Jay Meehan: Rumble in the Jungle
The Teletype at KPRQ-AM down in Salt Lake clattered all month-long that 45-year-ago August. Rumor and innuendo burst through doors of perception with the flair and explosiveness of one of those Ralph Steadman psychedelic Rorschach illustrations that tagged along to the gonzo beat of Hunter S. Thompson in those days.
For many bohemians roaming Park City’s subculture, one moment would stand out, however. Aug. 9, 1974, resonates down through time as few others. It was the day Nixon took his trembling jowls and rode out of Dodge.
At around 4:00 p.m., an actual impromptu dance party unfolded inside the Post Office. And that was just in response to the rumor that the President had asked for time on all the major networks that evening.
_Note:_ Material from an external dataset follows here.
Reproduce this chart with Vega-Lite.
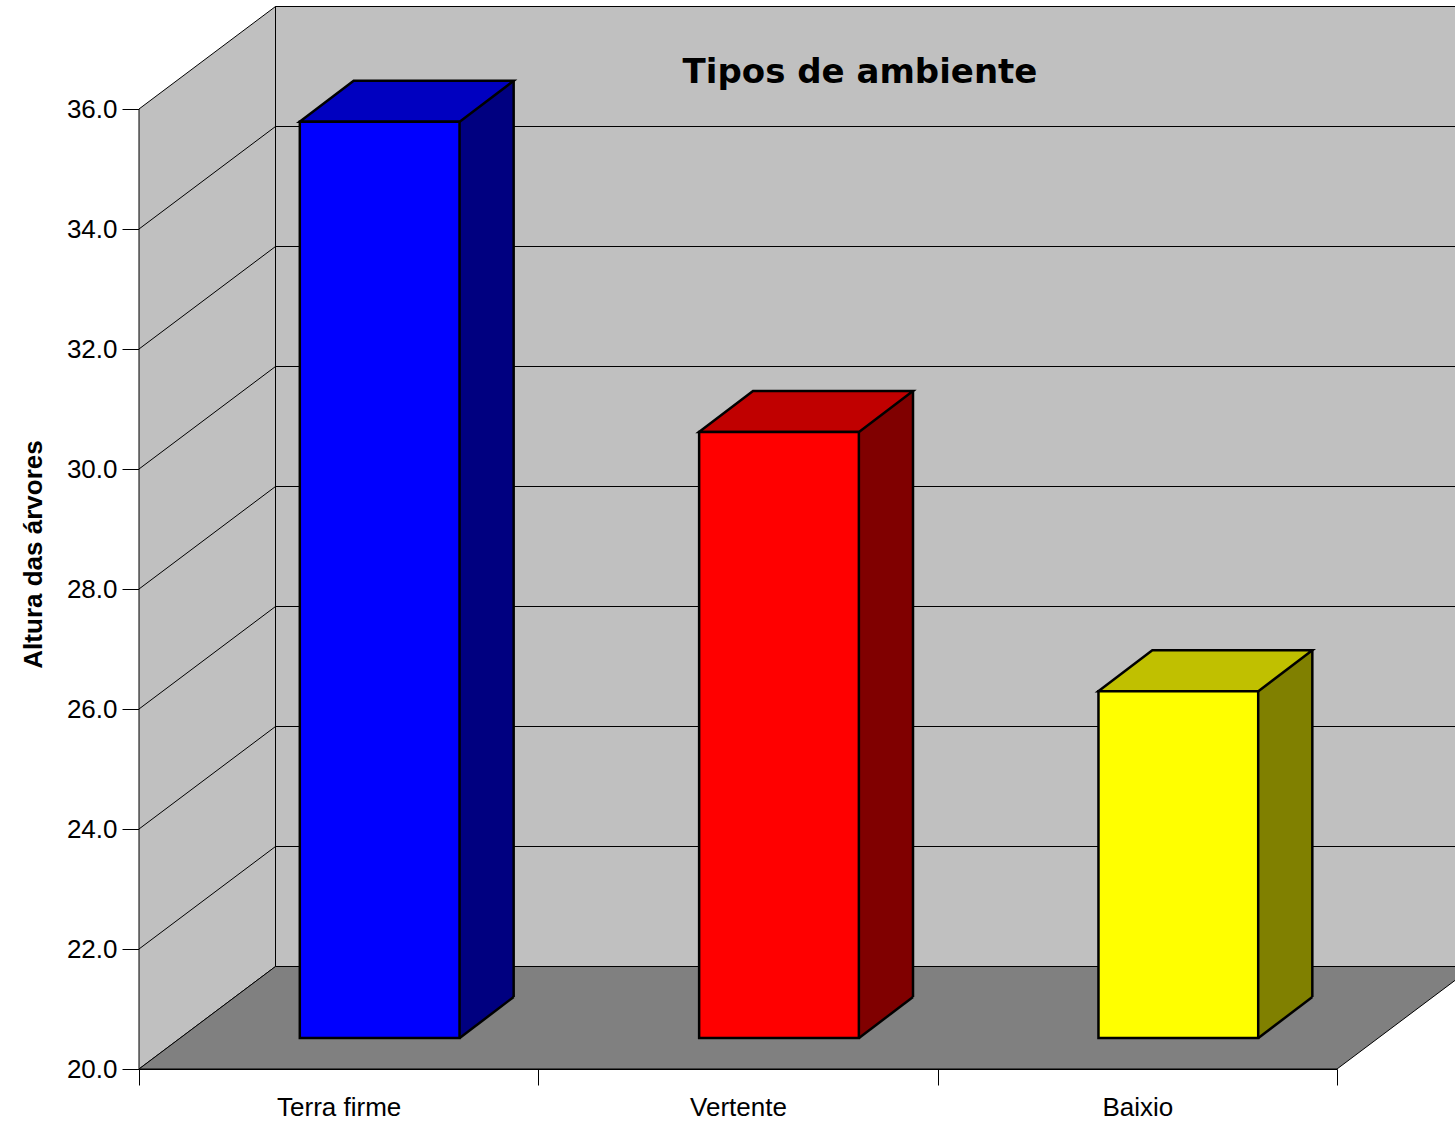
{
  "$schema": "https://vega.github.io/schema/vega-lite/v6.json",
  "width": 1198,
  "height": 960,
  "autosize": {"type": "none"},
  "padding": {"left": 139, "top": 109, "right": 118, "bottom": 53},
  "background": "white",
  "config": {"view": {"stroke": null}},
  "datasets": {
    "ambientes": [
      {"ambiente": "Terra firme", "valor": 35.27},
      {"ambiente": "Vertente", "valor": 30.1},
      {"ambiente": "Baixio", "valor": 25.78}
    ],
    "grade": [{"v": 22}, {"v": 24}, {"v": 26}, {"v": 28}, {"v": 30}, {"v": 32}, {"v": 34}],
    "moldura": [{"parte": "moldura"}]
  },
  "data": {"name": "ambientes"},
  "layer": [
    {
      "data": {"name": "moldura"},
      "mark": {"type": "bar", "fill": "#c0c0c0", "stroke": "#000000", "strokeWidth": 1, "width": {"band": 3}, "xOffset": 136.5, "x2Offset": 136.5, "yOffset": -102.5, "y2Offset": -102.5},
      "encoding": {
        "x": {"datum": "Vertente", "type": "nominal",
          "scale": {"domain": ["Terra firme", "Vertente", "Baixio"], "paddingInner": 0, "paddingOuter": 0},
          "axis": {"title": null, "tickBand": "extent", "labelAngle": 0, "labelFont": "Liberation Sans", "labelFontSize": 26, "labelColor": "#000000", "labelPadding": 9, "tickSize": 16, "tickColor": "#000000", "tickWidth": 1, "domainColor": "#000000", "domainWidth": 1, "grid": false}},
        "y": {"datum": 36, "type": "quantitative",
          "scale": {"domain": [20, 36], "nice": false, "zero": false},
          "axis": {"title": "Altura das árvores", "values": [20, 22, 24, 26, 28, 30, 32, 34, 36], "format": ".1f", "grid": false, "labelFlush": false, "labelOverlap": false, "labelFont": "Liberation Sans", "labelFontSize": 26, "labelColor": "#000000", "labelPadding": 5, "tickSize": 17, "tickColor": "#000000", "domainColor": "#333333", "titleFont": "Liberation Sans", "titleFontSize": 26, "titleFontWeight": "bold", "titleColor": "#000000", "titleAngle": -90, "titleX": -98, "titleY": 445, "titleAlign": "center", "titleBaseline": "alphabetic"}},
        "y2": {"datum": 20}
      }
    },
    {
      "data": {"name": "grade"},
      "mark": {"type": "rule", "color": "#000000", "strokeWidth": 1, "xOffset": 136.5, "x2Offset": 136.5, "yOffset": -102.5},
      "encoding": {
        "x": {"datum": "Terra firme", "type": "nominal", "bandPosition": 0, "scale": {"domain": ["Terra firme", "Vertente", "Baixio"], "paddingInner": 0, "paddingOuter": 0}},
        "x2": {"datum": "Baixio", "bandPosition": 1},
        "y": {"field": "v", "type": "quantitative", "scale": {"domain": [20, 36], "nice": false, "zero": false}}
      }
    },
    {
      "data": {"name": "moldura"},
      "mark": {"type": "point", "shape": "M0,0L0,-960L136.5,-1062.5L136.5,-102.5Z", "size": 4, "filled": true, "fill": "#c0c0c0", "stroke": "#000000", "strokeWidth": 1, "opacity": 1},
      "encoding": {
        "x": {"datum": "Terra firme", "type": "nominal", "bandPosition": 0, "scale": {"domain": ["Terra firme", "Vertente", "Baixio"], "paddingInner": 0, "paddingOuter": 0}},
        "y": {"datum": 20, "type": "quantitative", "scale": {"domain": [20, 36], "nice": false, "zero": false}}
      }
    },
    {
      "data": {"name": "grade"},
      "mark": {"type": "rule", "color": "#000000", "strokeWidth": 1, "x2Offset": 136.5, "y2Offset": -102.5},
      "encoding": {
        "x": {"datum": "Terra firme", "type": "nominal", "bandPosition": 0, "scale": {"domain": ["Terra firme", "Vertente", "Baixio"], "paddingInner": 0, "paddingOuter": 0}},
        "x2": {"datum": "Terra firme", "bandPosition": 0},
        "y": {"field": "v", "type": "quantitative", "scale": {"domain": [20, 36], "nice": false, "zero": false}},
        "y2": {"field": "v"}
      }
    },
    {
      "data": {"name": "moldura"},
      "mark": {"type": "point", "shape": "M0,0L1198,0L1334.5,-102.5L136.5,-102.5Z", "size": 4, "filled": true, "fill": "#808080", "stroke": "#000000", "strokeWidth": 1, "opacity": 1},
      "encoding": {
        "x": {"datum": "Terra firme", "type": "nominal", "bandPosition": 0, "scale": {"domain": ["Terra firme", "Vertente", "Baixio"], "paddingInner": 0, "paddingOuter": 0}},
        "y": {"datum": 20, "type": "quantitative", "scale": {"domain": [20, 36], "nice": false, "zero": false}}
      }
    },
    {
      "mark": {"type": "bar", "width": 54, "xOffset": 148, "x2Offset": 148, "yOffset": -72, "y2Offset": -31, "strokeWidth": 0},
      "encoding": {
        "x": {"field": "ambiente", "type": "nominal", "scale": {"domain": ["Terra firme", "Vertente", "Baixio"], "paddingInner": 0, "paddingOuter": 0}},
        "y": {"field": "valor", "type": "quantitative", "scale": {"domain": [20, 36], "nice": false, "zero": false}},
        "y2": {"datum": 20},
        "color": {"field": "ambiente", "type": "nominal", "scale": {"domain": ["Terra firme", "Vertente", "Baixio"], "range": ["#000080", "#800000", "#808000"]}, "legend": null}
      }
    },
    {
      "mark": {"type": "point", "shape": "M121,-31L175,-72L177.5,-72L177.5,-29.5L121,-29.5Z", "size": 4, "filled": true, "fill": "#808080", "strokeWidth": 0, "opacity": 1},
      "encoding": {
        "x": {"field": "ambiente", "type": "nominal", "scale": {"domain": ["Terra firme", "Vertente", "Baixio"], "paddingInner": 0, "paddingOuter": 0}},
        "y": {"datum": 20, "type": "quantitative", "scale": {"domain": [20, 36], "nice": false, "zero": false}}
      }
    },
    {
      "mark": {"type": "rule", "color": "#000000", "strokeWidth": 2.5, "xOffset": 121, "x2Offset": 175, "yOffset": -31, "y2Offset": -72},
      "encoding": {
        "x": {"field": "ambiente", "type": "nominal", "scale": {"domain": ["Terra firme", "Vertente", "Baixio"], "paddingInner": 0, "paddingOuter": 0}},
        "x2": {"field": "ambiente"},
        "y": {"datum": 20, "type": "quantitative", "scale": {"domain": [20, 36], "nice": false, "zero": false}},
        "y2": {"datum": 20}
      }
    },
    {
      "mark": {"type": "rule", "color": "#000000", "strokeWidth": 2.5, "xOffset": 175, "yOffset": -72, "y2Offset": -72},
      "encoding": {
        "x": {"field": "ambiente", "type": "nominal", "scale": {"domain": ["Terra firme", "Vertente", "Baixio"], "paddingInner": 0, "paddingOuter": 0}},
        "y": {"field": "valor", "type": "quantitative", "scale": {"domain": [20, 36], "nice": false, "zero": false}},
        "y2": {"datum": 20}
      }
    },
    {
      "mark": {"type": "point", "shape": "M-39,-31L121,-31L175,-72L15,-72Z", "size": 4, "filled": true, "stroke": "#000000", "strokeWidth": 2.5, "strokeJoin": "miter", "opacity": 1},
      "encoding": {
        "x": {"field": "ambiente", "type": "nominal", "scale": {"domain": ["Terra firme", "Vertente", "Baixio"], "paddingInner": 0, "paddingOuter": 0}},
        "y": {"field": "valor", "type": "quantitative", "scale": {"domain": [20, 36], "nice": false, "zero": false}},
        "color": {"field": "ambiente", "type": "nominal", "scale": {"domain": ["Terra firme", "Vertente", "Baixio"], "range": ["#0000c0", "#c00000", "#c0c000"]}, "legend": null}
      }
    },
    {
      "mark": {"type": "bar", "width": {"band": 0.4}, "xOffset": 41, "x2Offset": 41, "yOffset": -31, "y2Offset": -31, "stroke": "#000000", "strokeWidth": 2.5},
      "encoding": {
        "x": {"field": "ambiente", "type": "nominal", "scale": {"domain": ["Terra firme", "Vertente", "Baixio"], "paddingInner": 0, "paddingOuter": 0}},
        "y": {"field": "valor", "type": "quantitative", "scale": {"domain": [20, 36], "nice": false, "zero": false}},
        "y2": {"datum": 20},
        "color": {"field": "ambiente", "type": "nominal", "scale": {"domain": ["Terra firme", "Vertente", "Baixio"], "range": ["#0000ff", "#ff0000", "#ffff00"]}, "legend": null}
      }
    },
    {
      "data": {"name": "moldura"},
      "mark": {"type": "text", "text": "Tipos de ambiente", "font": "DejaVu Sans", "fontSize": 34, "fontWeight": "bold", "color": "#000000", "align": "center", "baseline": "alphabetic", "dx": 122, "dy": -26},
      "encoding": {
        "x": {"datum": "Vertente", "type": "nominal", "scale": {"domain": ["Terra firme", "Vertente", "Baixio"], "paddingInner": 0, "paddingOuter": 0}},
        "y": {"datum": 36, "type": "quantitative", "scale": {"domain": [20, 36], "nice": false, "zero": false}}
      }
    }
  ],
  "resolve": {"scale": {"color": "independent"}}
}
A quite-small conga line, featuring the chant “Bye Bye Dickey, Bye Bye” weaved its way through traffic to the Alamo Saloon. Being melodically challenged, I lip synced.
As I had parked out front of that auspicious watering-hole and, having just arrived into Park City from my daily labors down in the valley, I was forced to call the wife at home up on Sand Ridge a few hours later to inform her that assistance would indeed be needed to return said vehicle to its normal angle of repose on the driveway.
I can see Virg now, coaching and urging Smokey on their roundabout trek down to Main Street. He didn’t need no stinkin’ stroller. Lucky for me, her friends at the “Mo” wouldn’t let her leave without a few attitude enhancers.
To put the timeframe context in-line literary-wise, bookending that August would be Thomas Pynchon’s “Gravity’s Rainbow,” John LeCarre’s “Tinker, Tailor, Soldier, Spy,” Peter Benchley’s “Jaws,” Bernstein and Woodward’s “All the President’s Men,” and Alexandr Solzhenitsyn’s “The Gulag Archipelago.”
Monumental events, to be sure! However, for those of us toiling near the bottom of the AM-Radio food chain, our apogee, at least by our cultural perspective, would blow them all out of the water.
Sometime during mid-summer of that year, in an assortment of, if not smoky back rooms, at least Formica-rich haunts, Dick Sadler, the then current owner of KPRQ-AM and on-again/off-again manager of the then Heavyweight Boxing Champion George Foreman, put together a huge boxing-icon fundraiser to aid Bangladesh.
I mean, if you were to put together a fundraiser to aid the flood and famine-ravaged starving and homeless in Bangladesh during the mid-‘70s, wouldn’t Salt Lake City be your obvious venue of choice.
Although we Disc Jockeys were dressed in matching double-knit cowpoke blazers and over-the-boot slacks, I couldn’t shake the feeling that we more closely resembled a Spade Cooley Big Band look-alike contest. Especially once they opened the bar. If I’m not mistaken, I think we even got a request for “Smoke, Smoke, Smoke That Cigarette.”
I mean, here were Joe Louis, Jersey Joe Walcott, Rocky Graziano, Sugar Ray Robinson, Archie Moore, Carmen Basilio, Gene Fullmer, Kid Galivan, Emile Griffith, Sandy Sadler, Muhammad Ali, Joe Frazier, George Foreman, Larry Holmes, and Emcee Bob Hope, legends all, trying to keep a straight face as, throughout the evening they came upon us either as a solo act or an ensemble.
No doubt about it, the fact that “The Rumble in the Jungle” in Zaire featuring a Heavyweight Title matchup between Foreman and Ali being only a month off added flavor and zest to the evenings events. Ali, of course, would rope-a-dope him into the land of wobbly by round eight.
For us DJs, we were allowed to select our favorite fighter participating in the sparring matches and be in their corner for the three-round exhibitions. Lucky for me, the fact that Utah was filled to the brim with anti-draft protester mindsets made Muhammad a wide-open pick. Although I “had served,” I was “in his corner,” as it were.
So, when it became time for Muhammad and his entourage to enter the ring, there I stood, one Tony Lama on the lower rope while pulling-up on the other two. And, of course, I didn’t blow my opportunity to look directly into his glaring eyes and inform him in a voice loud enough for him to hear: “You Are My Champ!”
Angelo Dundee had presumably heard it all before so he went about his business preparing his fighter’s corner. But Drew “Bundini” Brown, after dancing through the ropes, walked over to give me a thumbs-up and one of his impish grins. I fought the rising ecstasy! I was in heaven.
Jay Meehan is a culture junkie and has been an observer, participant, and chronicler of the Park City and Wasatch County social and political scenes for more than 40 years.